L'intervention en Afghanistan marque la fin du confinement de l'OTAN sur des théâtres d'opération strictement européens et ouvre la perspective d'une Alliance à vocation mondiale, susceptible d'intervenir partout dans le monde. Certains dirigeants et théoriciens américains souhaitent entériner cette évolution et réclament, en conséquence, un élargissement de l'OTAN à des membres non européens, tels l'Australie, le Japon ou l'Inde. Un tel élargissement permettrait, selon eux, de mieux répondre à un double problème : le caractère effectivement mondial des menaces affectant désormais la sécurité des membres traditionnels de l'Alliance et la nécessité pour celle-ci d'un accroissement des forces disponibles pour ses opérations en cours [2]. Ce projet d'élargissement repose sur la conviction implicite que des opérations telles que l'intervention en Afghanistan sont appelées à se reproduire à l'avenir. Dans ces conditions, l'Alliance aura besoin à la fois de renforcer ses capacités d'intervention humaines et matérielles et de se doter de bases d'opérations situées à proximité des théâtres d'intervention potentielles.

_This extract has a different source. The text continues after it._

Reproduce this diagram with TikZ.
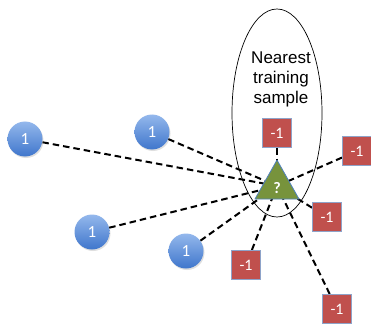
\documentclass[tikz,border=0pt]{standalone}
\usepackage{fontspec}
\setmainfont{Liberation Sans}
\newfontfamily\labfont{Carlito}
\usetikzlibrary{shadows}
\pgfdeclarelayer{back}
\pgfsetlayers{back,main}
\definecolor{boxred}{HTML}{C0504D}
\definecolor{boxedge}{HTML}{8EA3C9}
\definecolor{triolive}{HTML}{77933C}
\definecolor{triedge}{HTML}{4F81BD}
\definecolor{cirtop}{HTML}{94B8EC}
\definecolor{cirbot}{HTML}{3F76CC}
\tikzset{
  pos1/.style={circle, minimum size=35pt, inner sep=0pt, top color=cirtop, bottom color=cirbot,
    draw=none, text=white, font=\labfont\fontsize{17}{17}\selectfont,
    drop shadow={shadow xshift=1pt, shadow yshift=-1.5pt, opacity=0.25}},
  neg1/.style={rectangle, minimum size=29pt, inner sep=0pt, fill=boxred, draw=boxedge, line width=1pt,
    text=white, font=\labfont\fontsize{16}{16}\selectfont},
  link/.style={line width=2pt, dash pattern=on 6.5pt off 4pt},
}
\begin{document}
\begin{tikzpicture}[x=1pt,y=-1pt]
\useasboundingbox (0,0) rectangle (371,323);
\node[font=\fontsize{17}{20}\selectfont, align=center] (lbl) at (281,79) {Nearest\\training\\sample};
\coordinate (c) at (277,186);
\node[pos1] (p1) at (25,139) {1};
\node[pos1] (p2) at (152,132) {1};
\node[pos1] (p3) at (92,232) {1};
\node[pos1] (p4) at (186,251) {1};
\node[neg1] (n1) at (277,133) {-1};
\node[neg1] (n2) at (357,151) {-1};
\node[neg1] (n3) at (327,217) {-1};
\node[neg1] (n4) at (246,265) {-1};
\node[neg1] (n5) at (337,309) {-1};
\begin{pgfonlayer}{back}
  \draw[line width=0.7pt] (277,113) ellipse [x radius=45, y radius=104];
  \foreach \n in {p1,p2,p3,p4,n1,n2,n3,n4,n5}{
    \draw[link] (\n) -- (c);
  }
\end{pgfonlayer}
\draw[fill=triolive, draw=triedge, line width=0.8pt, line join=round] (277,160) -- (299,199) -- (255,199) -- cycle;
\node[text=white, font=\labfont\fontsize{16}{16}\selectfont\bfseries] (q) at (277,188) {?};
\end{tikzpicture}
\end{document}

Cette conception d'une "Alliance globale" est étroitement liée, de manière implicite ou explicite, à la volonté de nombreux experts et dirigeants américains (qui ne sont pas tous néo-conservateurs) de promouvoir la démocratie dans le monde, que celle-ci soit ou non comprise comme un moyen de lutte contre le terrorisme. L'élargissement de l'Alliance atlantique à des régimes démocratiques situés fort loin de l'Atlantique aurait ainsi valeur d'exemple et illustrerait aux yeux de tous l'intérêt à choisir un mode de gouvernement démocratique. Certains voient dans une OTAN ainsi élargie le prélude à un "Concert des Démocraties" susceptible, le moment venu, de remplacer l'ONU comme forum international à même de légitimer les interventions extérieures de ses membres [3]. L'objectif demeure la création d'un consensus démocratique capable de redéfinir les termes du débat international. Une version atténuée de cette proposition, visant à associer de la manière la plus étroite certains pays partenaires aux activités de l'Alliance, a été formulée par l'administration américaine et reprise à son compte par certains des plus proches alliés des Etats-Unis en Europe, en particulier le Royaume-Uni [4].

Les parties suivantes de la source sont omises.